Later, Desmond uses their acquaintance from the plane to send Claire to his lawyer, Ilana Verdansky, for adoption advice, knowing that Verdansky is executing Christian Shephard's last will and testament and is already looking for Claire, a named beneficiary. Jack Shephard and his mother also learn of Claire's existence through the will. When Jack and Claire meet, he immediately accepts her as family and brings her to stay with him and his son David (Dylan Minnette).

Later on, Claire attends a concert with David. Desmond has brought Kate there, and Charlie's band Driveshaft is performing that night. Claire locks eyes with Charlie, and they both feel the first stirrings of recognition. She then goes into labour and gives birth backstage, being helped by Kate, just as before on the island. This reawakens Claire's and Kate's memories of the island. After this, Charlie also remembers their lives on the island, and he and Claire have an emotional reunion. They are later seen at the church with everybody else as Christian opens the doors and allows them to move on.

==Development==

The producers thought it was essential an Australian was cast for the part of Claire, as it was always planned to be a multi-cultural show, and the Oceanic 815 was leaving from Sydney. Emilie de Ravin was working in Edmonton, so she was unable to go to the auditions, which were being held in Los Angeles. From a video she sent to the producers, they were able to tell de Ravin had the youth and sweetness required for the role, but also looked as though she had some life experience.

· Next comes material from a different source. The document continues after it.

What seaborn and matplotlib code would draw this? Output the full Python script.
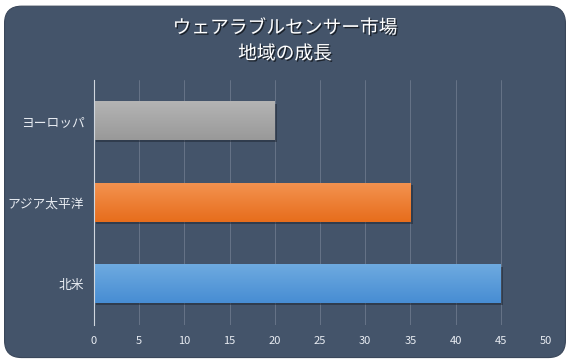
import numpy as np
import pandas as pd
import matplotlib
matplotlib.use('Agg')
import matplotlib.pyplot as plt
import matplotlib.patheffects as pe
from matplotlib.patches import FancyBboxPatch
from matplotlib.colors import LinearSegmentedColormap
import seaborn as sns

regions = ['ヨーロッパ', 'アジア太平洋', '北米']
growth = [20, 35, 45]
top_colors = ['#b4b4b4', '#f3924f', '#6eaae0']
bottom_colors = ['#999999', '#e76d1c', '#478dd3']
xticks = [0, 5, 10, 15, 20, 25, 30, 35, 40, 45, 50]

sns.set_style('white')
plt.rcParams['font.family'] = ['Noto Sans CJK JP', 'DejaVu Sans']

bg = '#44546a'
fig = plt.figure(figsize=(5.7, 3.63), dpi=100)
fig.patch.set_facecolor('white')
panel = FancyBboxPatch((0.008, 0.015), 0.984, 0.968, boxstyle='round,pad=0,rounding_size=0.03',
                       transform=fig.transFigure, facecolor=bg, edgecolor='#3a475a', lw=0.8,
                       mutation_aspect=570 / 363, zorder=-10)
fig.patches.append(panel)

ax = fig.add_axes([0.165, 0.105, 0.793, 0.675])
ax.set_facecolor(bg)

df = pd.DataFrame({'region': regions, 'growth': growth})
sns.barplot(data=df, x='growth', y='region', ax=ax, width=0.47, color='#888888',
            saturation=1, linewidth=0)

ax.set_xticks(xticks)
ax.set_xticklabels([str(t) for t in xticks], color='#e8ecf2', fontsize=8)
ax.tick_params(axis='y', colors='#e8ecf2', labelsize=9.2, length=0, pad=7)
ax.tick_params(axis='x', length=0, pad=8)
ax.set_xlabel('')
ax.set_ylabel('')
ax.grid(axis='x', color='#6c798c', lw=0.6)
ax.set_axisbelow(True)
for s in ['top', 'right', 'bottom']:
    ax.spines[s].set_visible(False)
ax.spines['left'].set_color('#d0d6de')
ax.spines['left'].set_linewidth(0.8)

# gradient fill over each bar, with a soft drop shadow
for patch, c1, c2 in zip(ax.patches, top_colors, bottom_colors):
    patch.set_facecolor(c2)
    patch.set_edgecolor('none')
    patch.set_path_effects([pe.SimplePatchShadow(offset=(1.5, -1.5), shadow_rgbFace='#1e2632', alpha=0.5),
                            pe.Normal()])
    x0, y0 = patch.get_x(), patch.get_y()
    w, h = patch.get_width(), patch.get_height()
    cmap = LinearSegmentedColormap.from_list('g', [c1, c2])
    grad = np.linspace(0, 1, 100).reshape(-1, 1)
    ax.imshow(grad, cmap=cmap, aspect='auto', extent=(x0, x0 + w, y0 + h, y0),
              origin='upper', zorder=patch.get_zorder() + 0.1, interpolation='bilinear')
ax.set_xlim(0, 50)
ax.set_ylim(2.5, -0.5)

fig.text(0.5, 0.888, 'ウェアラブルセンサー市場\n地域の成長', ha='center', va='center',
         color='white', fontsize=13.5, linespacing=1.3,
         path_effects=[pe.SimplePatchShadow(offset=(1, -1), shadow_rgbFace='black', alpha=0.6), pe.Normal()])

fig.savefig('out.png', dpi=100, facecolor='white')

Emilie de Ravin, an Australian actress, originally auditioned for the role of Shannon, speaking her dialogue with an American accent. Instead, they offered her the part of Claire; she accepted without reading the script, assuming it would just be a recurring role. While de Ravin had never been pregnant, she was able to learn of the experience from her two older sisters. She found the hot weather conditions in Hawaii difficult, later saying that "in many ways, the filming is actually like the drama. You endure the muggiest weather in the rainforest... You're really exposed to the elements." The actress admitted being "creeped out" by the premise of "Raised by Another", in which a psychic tricks Claire by sending her to the island to raise her baby.

Emilie de Ravin did not return as a series regular for the fifth season, but had a "holding contract" and returned as a regular in the sixth season.